То есть слово существует даже в том случае, если я его не понимаю. Но если вы его написали, оно уже есть.
Конечно. И в этом плане это, скорее, еще вопрос того, что за работу я хочу создать. То есть у меня есть работы, где я максимальное внимание уделяю именно построению читаемой композиции, и для меня важно, чтобы зритель первое, что сделал, – это прочел то или иное слово. Сходу. И тем самым прочитал это в новой какой-то интерпретации, и мне кажется, таким образом он, условно, знакомится с новыми культурами через призму текста, через призму коммуникаций. Иногда это обратная история. История про то, что мы часто в силу нашего характера хотим многие вещи видеть прямо сейчас, при том, что они часто раскрываются со временем. И тогда мне интереснее сделать вещь, которую, например, можно разгадывать за неделю, месяц или еще больший срок. И таким образом, тоже так или иначе и раскрывать для себя какой-то формат каллиграфии, и при этом чему-то новому учиться.

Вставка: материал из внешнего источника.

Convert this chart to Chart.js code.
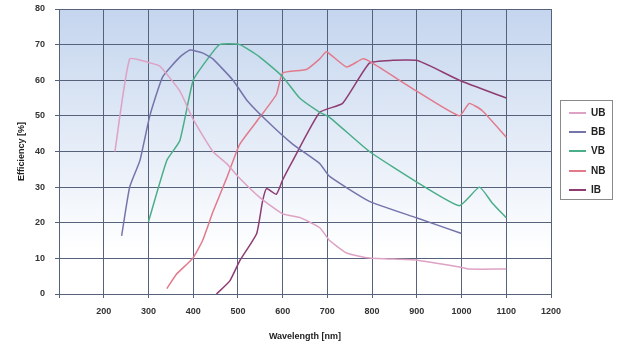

В том числе, например, абстрактному какому-то восприятию того или иного текста либо изображения.
Я считаю, что каллиграфия прекрасна тем, как мы воспринимаем букву через призму инструмента, которым она написана. И в этом случае, если мы уходим в корни, то есть понятие лигатуры. Это соединение нескольких букв и так далее. Соответственно, чем мы ставим себе больше ограничений, тем интересней раскрывается то, как наше письмо может преобразоваться, да, в процессе.
Но это как раз обусловлено тем, что мне иногда интересно показывать потенциал, в том числе кириллических букв в новом каком-то контексте.
Новые техники
Я знаю, что вы осваиваете новые, новые техники и новый проект. Что это такое?
Я много работаю с тканью в разработке коллекций одежды, и в целом взаимодействия с тем, как формируется образ человека через призму искусства и моды.
Это недавно вам пришло в голову? Не мелковато ли это, кстати? Вы же площади, крыши, фасады, и вдруг так, такое рукоделие.
У меня с первых даже лет работы на улице всегда было очень много вещей, которые, так или иначе, были в краске. И чтобы их не выкидывать, мы придумывали, что с ними сделать еще. Где-то что-то расписать, где-то что-то кастомизировать. И в целом эстетика кастомайза, она пришла из общего такого влияния культуры, связанного с улицей, граффити. Поэтому мне всегда было интересно с этим взаимодействовать. Позже, когда уже появилось имя, ко мне стали обращаться разные крупные фешн-бренды для взаимодействия с целыми коллекциями одежды. И тогда масштаб, получается, транслируется уже не только на одно изделие, а на показы, на недели моды, на какие-то супер необычные коллаборации. И как раз иногда в рамках коллаборации я мог создать и принт, и большую инсталляцию, и перформанс. То есть оно начинает жить вместе.
Вы делаете эскиз для ткани? Вы расписываете саму ткань? Или вы расписываете уже готовую вещь?
На самом деле я работаю со всеми видами интеграции арта. То есть я могу и принт правильно подготовить, и сам понимаю, как работать с тканью, как можно интересно напечатать. Или, например, вышить, что тоже очень эффектно смотрится. Или, например, пришить, если есть какой-то фрагмент. Иногда работаю с красками, чтоб создать так называемый piece unique. Это вещь, которая только в одном экземпляре, и чаще всего эти объекты становятся такими же коллекционными предметами, как тиражная графика или даже полотна. То есть piece unique – это, скорее, высказывание художника, который работает с модой, но при этом ядро все-таки – это художественная школа и художественное восприятие мира.
Наверное, коротко вообще о технической стороне расскажу. Мы работаем сегодня с денимом[45]. Деним – одна из лучших тканей для росписи. Потому что, во-первых, у нее довольно плотная фактура и при этом высокое содержание хлопка. И от этого краски ложатся гораздо лучше, потому что в целом синтетические ткани гораздо хуже держат цвет по сравнению с натуральными. Во-вторых, деним имеет довольно высокую прочность. То есть его можно натянуть, можно закрепить, можно порвать, можно добиться какой-то необычной текстуры. И поэтому, по сути, это вариация холста. Краски бывают разные. В целом я использую довольно разный набор инструментов, так контур интересен тем, что у него очень понятный и контролируемый расход краски в зависимости от того, как автор владеет самим инструментом.